#### Directions:
Copy whichever lines contain the string "that".

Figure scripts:
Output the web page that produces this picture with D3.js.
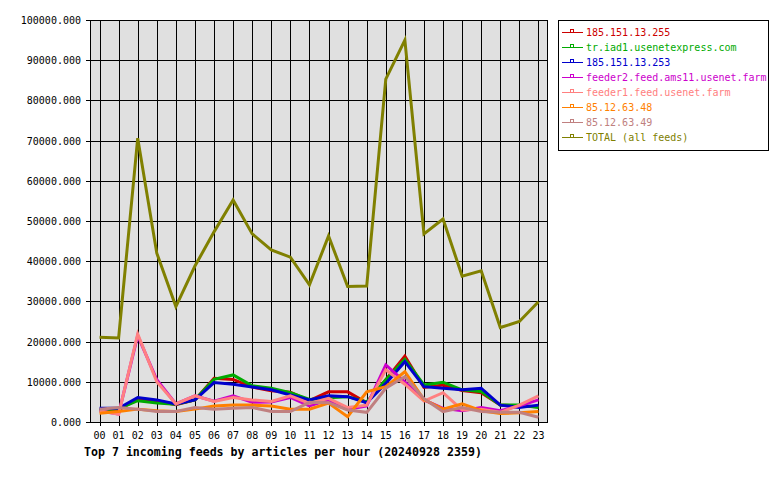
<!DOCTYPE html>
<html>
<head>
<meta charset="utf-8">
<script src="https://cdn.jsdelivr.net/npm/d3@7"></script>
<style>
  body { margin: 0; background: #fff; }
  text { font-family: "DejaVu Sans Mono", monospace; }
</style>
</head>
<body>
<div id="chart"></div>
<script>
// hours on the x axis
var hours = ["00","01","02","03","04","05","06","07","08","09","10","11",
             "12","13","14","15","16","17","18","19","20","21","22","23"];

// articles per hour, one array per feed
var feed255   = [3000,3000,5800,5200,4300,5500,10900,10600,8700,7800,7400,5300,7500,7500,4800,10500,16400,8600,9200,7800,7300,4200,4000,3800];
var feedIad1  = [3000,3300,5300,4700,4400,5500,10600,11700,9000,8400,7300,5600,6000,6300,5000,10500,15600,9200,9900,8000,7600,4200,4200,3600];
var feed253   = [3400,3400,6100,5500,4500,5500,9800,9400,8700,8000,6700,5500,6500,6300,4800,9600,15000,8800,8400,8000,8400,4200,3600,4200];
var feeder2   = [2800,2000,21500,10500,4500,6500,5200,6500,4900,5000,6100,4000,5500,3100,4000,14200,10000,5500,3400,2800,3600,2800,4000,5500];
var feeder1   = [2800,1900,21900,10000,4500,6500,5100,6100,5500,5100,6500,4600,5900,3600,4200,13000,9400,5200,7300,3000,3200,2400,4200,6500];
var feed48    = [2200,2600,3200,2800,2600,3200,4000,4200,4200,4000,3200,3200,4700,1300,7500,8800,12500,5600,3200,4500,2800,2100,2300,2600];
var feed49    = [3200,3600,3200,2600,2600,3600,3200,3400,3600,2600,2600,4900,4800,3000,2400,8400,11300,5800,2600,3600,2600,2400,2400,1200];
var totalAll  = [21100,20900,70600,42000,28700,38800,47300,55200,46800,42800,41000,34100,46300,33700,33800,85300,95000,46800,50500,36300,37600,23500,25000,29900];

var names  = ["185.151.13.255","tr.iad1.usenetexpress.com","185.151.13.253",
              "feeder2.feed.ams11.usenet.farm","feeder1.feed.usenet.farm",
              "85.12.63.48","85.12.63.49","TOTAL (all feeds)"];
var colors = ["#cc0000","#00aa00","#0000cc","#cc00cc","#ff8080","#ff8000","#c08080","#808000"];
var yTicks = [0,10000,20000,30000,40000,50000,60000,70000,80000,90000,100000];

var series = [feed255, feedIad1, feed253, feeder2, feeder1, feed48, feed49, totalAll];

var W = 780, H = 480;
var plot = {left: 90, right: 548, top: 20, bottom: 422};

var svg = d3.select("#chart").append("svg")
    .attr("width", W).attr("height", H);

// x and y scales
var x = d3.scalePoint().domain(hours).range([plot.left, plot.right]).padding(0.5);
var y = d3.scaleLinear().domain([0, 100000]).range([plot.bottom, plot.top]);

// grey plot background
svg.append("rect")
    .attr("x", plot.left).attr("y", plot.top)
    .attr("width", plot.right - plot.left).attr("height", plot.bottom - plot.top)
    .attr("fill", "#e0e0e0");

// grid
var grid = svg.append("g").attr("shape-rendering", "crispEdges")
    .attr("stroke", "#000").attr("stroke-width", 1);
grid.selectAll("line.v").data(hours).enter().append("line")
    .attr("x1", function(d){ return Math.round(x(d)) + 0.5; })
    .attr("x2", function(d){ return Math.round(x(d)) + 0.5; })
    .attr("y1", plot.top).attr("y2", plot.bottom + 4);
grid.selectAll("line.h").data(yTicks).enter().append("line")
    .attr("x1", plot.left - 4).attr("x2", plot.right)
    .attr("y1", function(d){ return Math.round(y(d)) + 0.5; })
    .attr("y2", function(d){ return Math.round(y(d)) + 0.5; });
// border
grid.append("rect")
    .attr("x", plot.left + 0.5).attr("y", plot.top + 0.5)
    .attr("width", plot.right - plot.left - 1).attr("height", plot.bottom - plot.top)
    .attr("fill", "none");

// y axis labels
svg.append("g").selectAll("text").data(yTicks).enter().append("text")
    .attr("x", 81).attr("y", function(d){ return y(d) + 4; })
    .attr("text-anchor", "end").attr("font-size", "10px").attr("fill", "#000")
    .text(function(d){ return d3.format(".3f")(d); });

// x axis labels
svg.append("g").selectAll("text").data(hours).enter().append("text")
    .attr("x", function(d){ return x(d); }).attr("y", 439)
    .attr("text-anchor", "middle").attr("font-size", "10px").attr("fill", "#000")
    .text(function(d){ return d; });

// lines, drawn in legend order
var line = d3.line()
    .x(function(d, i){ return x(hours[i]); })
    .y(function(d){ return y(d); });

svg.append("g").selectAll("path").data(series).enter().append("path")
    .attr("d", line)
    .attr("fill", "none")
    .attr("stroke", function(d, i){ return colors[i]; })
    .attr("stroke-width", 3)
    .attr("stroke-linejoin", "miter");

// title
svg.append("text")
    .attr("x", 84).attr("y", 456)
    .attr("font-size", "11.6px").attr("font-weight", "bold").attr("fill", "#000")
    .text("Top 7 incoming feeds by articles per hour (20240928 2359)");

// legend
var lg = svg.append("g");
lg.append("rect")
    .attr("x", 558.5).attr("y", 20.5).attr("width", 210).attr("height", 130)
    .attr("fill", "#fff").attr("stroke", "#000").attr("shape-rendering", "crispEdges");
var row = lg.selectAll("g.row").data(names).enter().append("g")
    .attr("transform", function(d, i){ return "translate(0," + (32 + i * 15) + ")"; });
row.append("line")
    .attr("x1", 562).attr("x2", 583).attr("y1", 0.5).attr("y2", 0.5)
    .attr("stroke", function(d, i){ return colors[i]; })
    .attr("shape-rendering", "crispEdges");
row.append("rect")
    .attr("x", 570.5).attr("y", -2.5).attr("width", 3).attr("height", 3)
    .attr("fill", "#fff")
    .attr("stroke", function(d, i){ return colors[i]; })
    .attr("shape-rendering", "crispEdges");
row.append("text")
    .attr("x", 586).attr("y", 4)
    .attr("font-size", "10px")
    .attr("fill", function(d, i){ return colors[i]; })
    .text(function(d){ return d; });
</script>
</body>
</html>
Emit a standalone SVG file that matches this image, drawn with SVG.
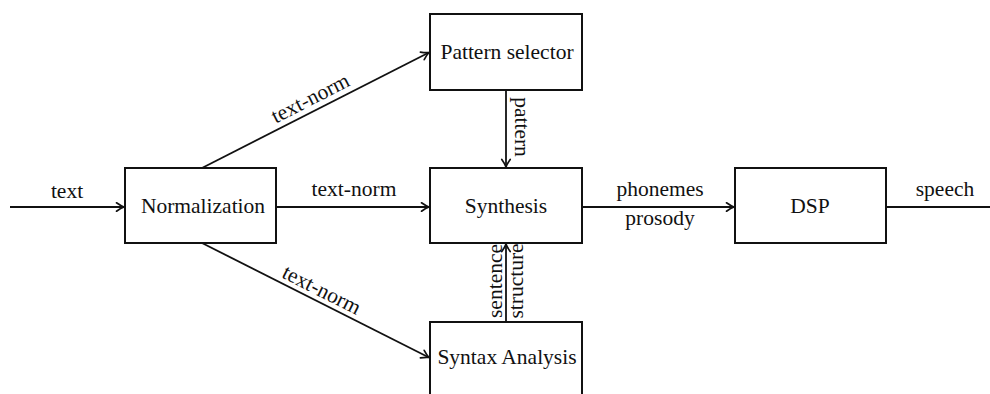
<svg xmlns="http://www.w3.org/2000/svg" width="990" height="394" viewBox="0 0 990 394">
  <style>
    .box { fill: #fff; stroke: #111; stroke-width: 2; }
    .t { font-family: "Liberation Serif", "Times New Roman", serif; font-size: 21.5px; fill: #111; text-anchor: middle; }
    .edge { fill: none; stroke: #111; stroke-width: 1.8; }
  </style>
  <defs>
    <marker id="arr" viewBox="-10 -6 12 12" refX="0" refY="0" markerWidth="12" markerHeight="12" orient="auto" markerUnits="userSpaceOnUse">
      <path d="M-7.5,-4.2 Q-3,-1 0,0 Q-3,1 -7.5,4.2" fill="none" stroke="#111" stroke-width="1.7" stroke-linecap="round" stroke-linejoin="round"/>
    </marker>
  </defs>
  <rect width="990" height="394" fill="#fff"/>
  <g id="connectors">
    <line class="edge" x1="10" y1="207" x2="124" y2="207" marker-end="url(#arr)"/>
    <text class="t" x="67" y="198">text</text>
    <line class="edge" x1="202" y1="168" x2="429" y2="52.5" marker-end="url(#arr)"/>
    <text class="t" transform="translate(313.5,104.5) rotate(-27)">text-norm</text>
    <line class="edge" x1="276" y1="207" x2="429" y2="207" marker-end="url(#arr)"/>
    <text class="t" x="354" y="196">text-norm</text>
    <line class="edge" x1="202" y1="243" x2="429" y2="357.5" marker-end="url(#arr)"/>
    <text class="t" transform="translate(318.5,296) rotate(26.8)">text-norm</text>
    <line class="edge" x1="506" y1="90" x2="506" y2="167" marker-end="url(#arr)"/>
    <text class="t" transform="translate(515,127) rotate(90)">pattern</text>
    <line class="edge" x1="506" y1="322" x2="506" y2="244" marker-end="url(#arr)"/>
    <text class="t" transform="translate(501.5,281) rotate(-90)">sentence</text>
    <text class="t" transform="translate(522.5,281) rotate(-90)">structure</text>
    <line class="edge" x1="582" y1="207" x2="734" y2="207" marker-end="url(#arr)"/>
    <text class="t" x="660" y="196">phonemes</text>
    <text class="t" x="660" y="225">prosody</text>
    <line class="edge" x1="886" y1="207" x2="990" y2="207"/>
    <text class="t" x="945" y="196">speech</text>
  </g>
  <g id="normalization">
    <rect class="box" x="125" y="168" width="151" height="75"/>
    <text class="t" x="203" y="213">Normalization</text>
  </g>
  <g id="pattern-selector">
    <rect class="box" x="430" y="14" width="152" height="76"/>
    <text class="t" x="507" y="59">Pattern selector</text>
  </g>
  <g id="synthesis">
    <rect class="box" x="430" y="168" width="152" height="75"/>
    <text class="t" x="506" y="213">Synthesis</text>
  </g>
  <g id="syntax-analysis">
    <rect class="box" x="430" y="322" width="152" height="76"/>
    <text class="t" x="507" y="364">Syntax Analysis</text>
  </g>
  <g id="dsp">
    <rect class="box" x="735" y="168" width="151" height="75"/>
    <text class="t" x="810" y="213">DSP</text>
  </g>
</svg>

#### Result for this exercise:
Output the web page that produces this picture with D3.js.
Emit a standalone SVG file that matches this image, drawn with SVG.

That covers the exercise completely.